One of the reasons that Telefónica O2 UK were so interested in this work is because they wanted to use it to help shape their new sustainability strategy. So, in addition to developing the framework we also wanted to use it to look for opportunities – and we did this by reviewing a number of recent reports on the subject. Studies on ICT for sustainability are nothing new, but their lack of a common approach can make it difficult for others to use them – one of the challenges that our framework tries to overcome. However, these studies do contain a lot of detailed information about sector – or impact-specific ICT initiatives which we compared to look for common themes, and then mapped onto our framework. Having done this, it became clear where the opportunity gaps for Telefónica O2 UK might be.

The results showed that, somewhat unsurprisingly, most attention is predominantly focussed on the information and analysis side of ICT. Most of the initiatives that are termed ‘Smart’ – smart cities, smart grids, smart logistics, smart buildings, smart motors – are based on using data to optimise, simplify and automate. There is often a communications element to them as well, but this is frequently machine to machine (m2m), and the general focus of this work is on business and business efficiency – where individuals benefit, it tends to be because of something that business has done for them.

2012 is the year of ever-greater collaboration. You see it online in the rise of collaborative consumption & goods sharing (from handbags to cars & everything else in between), or in new financial mechanisms that allow people to support one another in loans or crowdsourced funding, and also offline in the growth of skills-sharing networks and events. Just as the information-based initiatives also have a communication element, so these collaborative and educational initiatives also have a critical data element, but they are driven by people communicating.

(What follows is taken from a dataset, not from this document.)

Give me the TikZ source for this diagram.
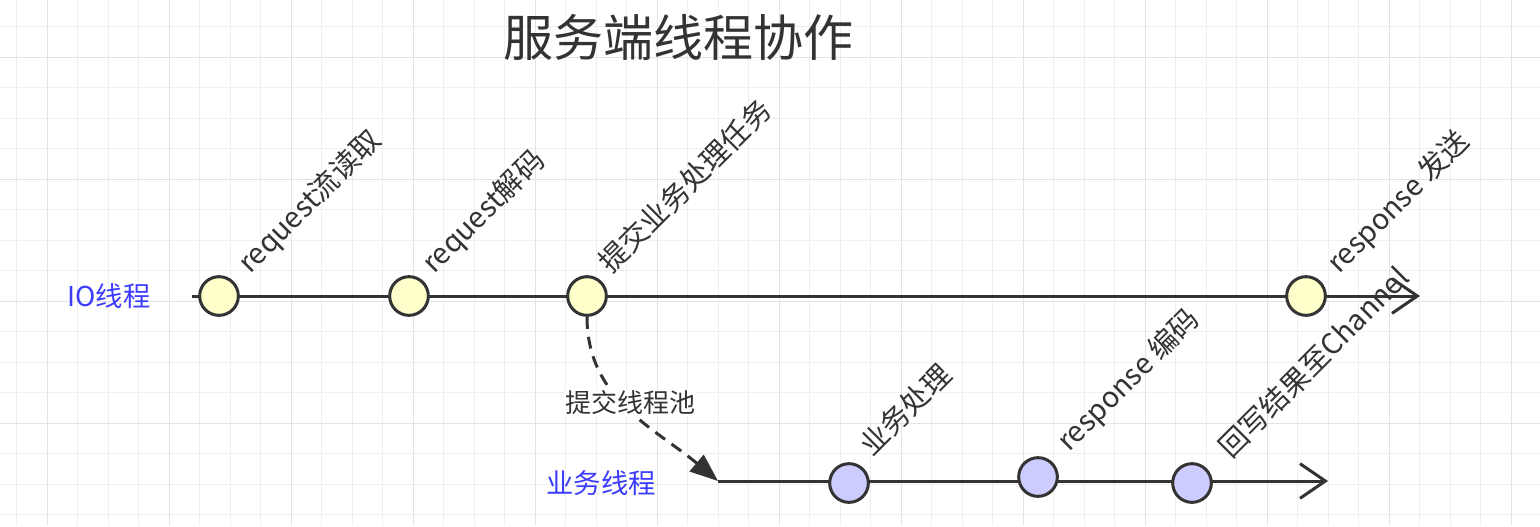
\documentclass[tikz,border=0pt]{standalone}
\usepackage{fontspec}
\setmainfont{Noto Sans CJK SC}
\usetikzlibrary{arrows.meta}
\definecolor{ink}{HTML}{333333}
\definecolor{bluetxt}{HTML}{3C3CFF}
\definecolor{ioyel}{HTML}{FFFFCC}
\definecolor{bizpur}{HTML}{CCCCFF}
\definecolor{gridmin}{HTML}{EFEFEF}
\definecolor{gridmaj}{HTML}{E3E3E3}
\begin{document}
\begin{tikzpicture}[x=0.75pt,y=-0.75pt,
  evt/.style={circle, draw=ink, line width=2.25pt, minimum size=29pt, inner sep=0pt},
  ioevt/.style={evt, fill=ioyel},
  bizevt/.style={evt, fill=bizpur},
  tline/.style={draw=ink, line width=2.25pt, -{Straight Barb[length=19pt,width=26pt]}},
  steplabel/.style={text=ink, font=\fontsize{21.5pt}{24pt}\selectfont, rotate=45, anchor=base west, inner sep=0pt},
  lanelabel/.style={text=bluetxt, font=\fontsize{20.5pt}{24pt}\selectfont, inner sep=0pt},
  gridminor/.style={draw=gridmin, line width=0.8pt},
  gridmajor/.style={draw=gridmaj, line width=1pt},
]
\useasboundingbox (0,0) rectangle (1540,526);
\fill[white] (0,0) rectangle (1540,526);
% grid
\foreach \i in {0,...,50} \draw[gridminor] ({16.7+30.5*\i},0) -- ({16.7+30.5*\i},526);
\foreach \j in {0,...,16} \draw[gridminor] (0,{26.7+30.5*\j}) -- (1540,{26.7+30.5*\j});
\foreach \i in {0,...,12} \draw[gridmajor] ({47.7+122*\i},0) -- ({47.7+122*\i},526);
\foreach \j in {0,...,3} \draw[gridmajor] (0,{57.7+122*\j}) -- (1540,{57.7+122*\j});

% title
\node[text=ink, font=\fontsize{37.5pt}{40pt}\selectfont, inner sep=0pt] (title) at (678,37) {服务端线程协作};

% lane labels
\node[lanelabel] (iolab) at (109,296) {IO线程};
\node[lanelabel] (bizlab) at (601,483) {业务线程};

% timelines
\coordinate (iostart) at (192,296);
\coordinate (ioend) at (1420,296);
\coordinate (bizstart) at (718,481);
\coordinate (bizend) at (1328,481);
\draw[tline] (iostart) -- (ioend);
\draw[tline] (bizstart) -- (bizend);

% IO events
\node[ioevt] (c1) at (219,296) {};
\node[ioevt] (c2) at (409,296) {};
\node[ioevt] (c3) at (587,296) {};
\node[ioevt] (c4) at (1306,296) {};

% business events
\node[bizevt] (b1) at (849,483) {};
\node[bizevt] (b2) at (1038,477) {};
\node[bizevt] (b3) at (1192,483) {};

% submit to pool
\draw[ink, line width=2.25pt, dash pattern=on 9pt off 6pt, -{Triangle[length=21pt,width=16pt]}]
  (c3) to[out=-90,in=140] (bizstart);
\node[fill=white, text=ink, font=\fontsize{19.5pt}{22pt}\selectfont, inner sep=1pt] (poollab) at (630,403) {提交线程池};

% step labels
\node[steplabel] (l1) at (250,275) {request流读取};
\node[steplabel] (l2) at (434,275) {request解码};
\node[steplabel] (l3) at (611,275) {提交业务处理任务};
\node[steplabel] (l4) at (1339,275) {response 发送};
\node[steplabel] (l5) at (872,458) {业务处理};
\node[steplabel] (l6) at (1069,453) {response 编码};
\node[steplabel] (l7) at (1231,460) {回写结果至Channel};
\end{tikzpicture}
\end{document}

When you think about it, it’s somewhat obvious really – the more people there are having more ideas, the more likely it is that we’ll develop the next wave of astounding products and services that help us transition to a sustainable society. And ICT provides us with the platform we need to do that. Not only does it allow us to rapidly test ideas and learn from failing fast, but it gives an unparalleled ability to link individuals and ideas – to help them develop and then scale to system-changing proportions. Why stick to the wisdom of a few when you can also harness the ingenuity of many?

This wasn’t what we set out to find when we started our work, but it became clear that is an important opportunity for network operators like Telefónica O2 UK to use their power and networks better – to connect people, nurture their ideas, and to provide the platforms that help take those good ideas to a scale that fundamentally alters the way we live.

Further information

An edited version of this article was originally published on the Guardian’s Sustainable Business Blog.


User comments

  1. Tim says:

    OK, but I cannot help thinking that there are all sorts of fundamental issues regarding ‘collaboration’, particularly of ideas, which have not been touched upon here. That said, I understand it is a small snippet of a larger report. I would be concerned that this synopsis sounds a little naive. It would have been useful, for example, to touch upon the socio-political dynamics of ‘collaboration’, particularly in the light of recent elaborate social change in some nation states. Is UK society ready to transform to a more participative social infrastructure where products/ideas are no longer ‘pushed’ but ‘pulled’ by the masses? This necessitates a whole new mindset over and above our traditional outlooks. It also involves new structural architectures which could so easily usurp common forms of ‘authority’, for instance, causing friction and concomitant disorder? So, to sum, the use of ICTs for ‘collaboration’ may not lead to the utopian picture painted above.